Namespace NVMe hot tier
< 1ms
Local SSD (same region)
1-4ms
S3 (same region)
20-40ms
GCS (same region)
25-50ms
GCS (cross-region)
50-100ms
S3 (cross-region)
60-120ms

Bazel issues AC lookups in parallel. Assuming 32 concurrent requests on a 16-vCPU runner:

Namespace NVMe
~2s total
GCS same-region
~4-7s
GCS cross-region
~8-16s

AC lookup overhead is separate from blob download time. A 5,000-action build with 80% hit rate also downloads ~4,000 cached blobs over the network on an ephemeral runner. That's the larger cost — and it also disappears with a warm Cache Volume.

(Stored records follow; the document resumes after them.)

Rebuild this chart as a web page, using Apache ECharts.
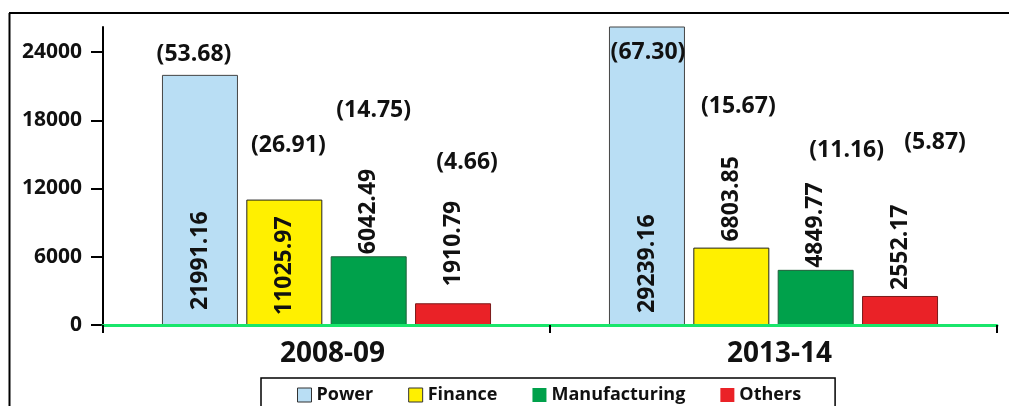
<!DOCTYPE html>
<html>
<head>
<meta charset="utf-8">
<script src="https://cdn.jsdelivr.net/npm/echarts@6/dist/echarts.min.js"></script>
<style>
html,body{margin:0;padding:0;background:#fff;}
#c{width:1009px;height:406px;}
</style>
</head>
<body>
<div id="c"></div>
<script>
// ---- data ----
const categories = ['2008-09', '2013-14'];
const seriesNames = ['Power', 'Finance', 'Manufacturing', 'Others'];
const powerValues = [21991.16, 29239.16];
const financeValues = [11025.97, 6803.85];
const manufacturingValues = [6042.49, 4849.77];
const othersValues = [1910.79, 2552.17];
const powerShare = [53.68, 67.30];
const financeShare = [26.91, 15.67];
const manufacturingShare = [14.75, 11.16];
const othersShare = [4.66, 5.87];
const yTicks = [0, 6000, 12000, 18000, 24000];

// ---- layout / style (not data) ----
const yMax = 26200;
const colors = ['#b9def4', '#fff000', '#00a14b', '#ea2227'];
const borders = ['#444', '#222', '#1f5f3a', '#7a1a1a'];
const valuePos = [['insideBottom', 'insideBottom'], ['insideBottom', 'top'], ['top', 'top'], ['top', 'top']];
const valueDist = [[15, 12], [10, 6], [2, 2], [17, 6]];
// percent label offsets: [dx, dy above bar top]
const pctOffset = [
  [[-6, 20], [1, -25]],
  [[4, 54], [7, 141]],
  [[5, 146], [31, 119]],
  [[14, 141], [35, 154]]
];

const values = [powerValues, financeValues, manufacturingValues, othersValues];
const shares = [powerShare, financeShare, manufacturingShare, othersShare];
const FONT = '"Open Sans", "DejaVu Sans", sans-serif';
const W = 700;

const chart = echarts.init(document.getElementById('c'), null, {renderer: 'canvas'});

const series = seriesNames.map((name, s) => ({
  name: name,
  type: 'bar',
  barWidth: 76,
  barGap: '11%',
  clip: true,
  itemStyle: {color: colors[s], borderColor: borders[s], borderWidth: 1},
  label: {
    show: true,
    rotate: 90,
    align: 'left',
    verticalAlign: 'middle',
    fontFamily: FONT,
    fontWeight: W,
    fontSize: 23,
    color: '#111',
    formatter: p => p.value.toFixed(2)
  },
  data: values[s].map((v, i) => ({
    value: v,
    label: {position: valuePos[s][i], distance: valueDist[s][i]}
  })),
  markPoint: {
    symbol: 'circle',
    symbolSize: 1,
    itemStyle: {color: 'rgba(0,0,0,0)'},
    silent: true,
    animation: false,
    data: values[s].map((v, i) => ({
      coord: [i, Math.min(v, yMax)],
      value: shares[s][i],
      label: {
        show: true,
        position: 'inside',
        offset: [pctOffset[s][i][0], -pctOffset[s][i][1]],
        fontFamily: FONT,
        fontWeight: W,
        fontSize: 23,
        color: '#111',
        formatter: () => '(' + shares[s][i].toFixed(2) + ')'
      }
    }))
  }
}));

chart.setOption({
  backgroundColor: '#fff',
  animation: false,
  graphic: [
    {type: 'line', shape: {x1: 9, y1: 13, x2: 1009, y2: 13}, style: {stroke: '#000', lineWidth: 2}, z: 100},
    {type: 'line', shape: {x1: 9.5, y1: 13, x2: 9.5, y2: 406}, style: {stroke: '#000', lineWidth: 2}, z: 100}
  ],
  grid: {left: 103, right: 12, top: 27, bottom: 81, containLabel: false},
  legend: {
    left: 261,
    top: 378,
    padding: [8, 34, 10, 36],
    borderColor: '#000',
    borderWidth: 1.5,
    itemWidth: 14,
    itemHeight: 14,
    itemGap: 35,
    textStyle: {fontFamily: FONT, fontWeight: W, fontSize: 18, color: '#111'},
    data: [
      {name: 'Power', icon: 'rect', itemStyle: {borderColor: '#333', borderWidth: 1}},
      {name: 'Finance', icon: 'rect', itemStyle: {borderColor: '#333', borderWidth: 1}},
      {name: 'Manufacturing', icon: 'rect', itemStyle: {borderWidth: 0}},
      {name: 'Others', icon: 'rect', itemStyle: {borderWidth: 0}}
    ]
  },
  xAxis: {
    type: 'category',
    data: categories,
    axisLine: {lineStyle: {color: '#19e66b', width: 3}},
    axisTick: {show: true, length: 8, lineStyle: {color: '#000', width: 2}},
    axisLabel: {
      fontFamily: FONT, fontWeight: W, fontSize: 28, color: '#111',
      margin: 15, padding: [0, 0, 0, 12]
    },
    z: 5
  },
  yAxis: {
    type: 'value',
    min: 0,
    max: yMax,
    interval: 6000,
    splitLine: {show: false},
    axisLine: {show: true, lineStyle: {color: '#000', width: 2}},
    axisTick: {show: true, length: 12, lineStyle: {color: '#000', width: 2}, customValues: yTicks},
    axisLabel: {
      fontFamily: FONT, fontWeight: W, fontSize: 21, color: '#111',
      margin: 21, customValues: yTicks, formatter: v => String(v)
    }
  },
  series: series
});
</script>
</body>
</html>
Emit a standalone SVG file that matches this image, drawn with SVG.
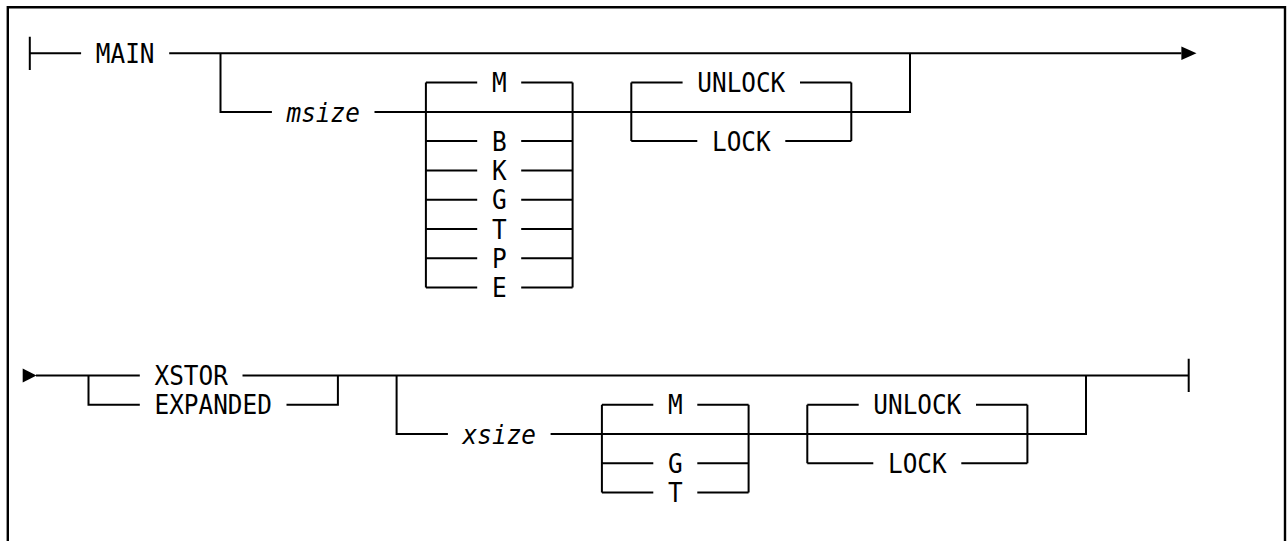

The standard workaround is to archive the Bazel cache directory at the end of each run and restore it at the start of the next. Each failure mode below is a separate problem; most teams hit several simultaneously.

Failure mode Cause Impact
Restore overhead Single-threaded tar extract before job can start 2-4 min added to every run for large Rust/C++ caches
10GB repo cap GitHub enforces a 10GB limit per repo Active Rust monorepos exceed this in days; eviction causes cold starts
Branch key mismatch Cache key includes branch name; PRs miss main cache Every PR runs cold regardless of how warm the main branch cache is
CPU-bound tar on 2-core runner Standard GitHub runner has 2 vCPUs; tar is single-threaded by default Save/restore is slower than the download it's trying to avoid
Stale snapshot analysis Restored cache is a snapshot; Bazel re-analyses full graph to verify Full graph re-analysis adds 60-90s even when all outputs are valid
No concurrent write safety Two parallel jobs restore the same cache key, each writes a full archive Second writer overwrites first; cache state is non-deterministic
Time lost to restore (Rust monorepo, ~20GB cache)
3-5 min
per run, before a single Bazel action fires
Cache Volume restore overhead (Namespace)
< 2s
NVMe volume mount, no tar, no network download

The underlying problem: actions/cache is designed for dependency archives (node_modules, pip packages) that are read once and rarely change. Bazel's output cache is written continuously, grows unboundedly, and needs fine-grained invalidation, not coarse archive snapshots. Fitting it into actions/cache is technically possible and operationally fragile.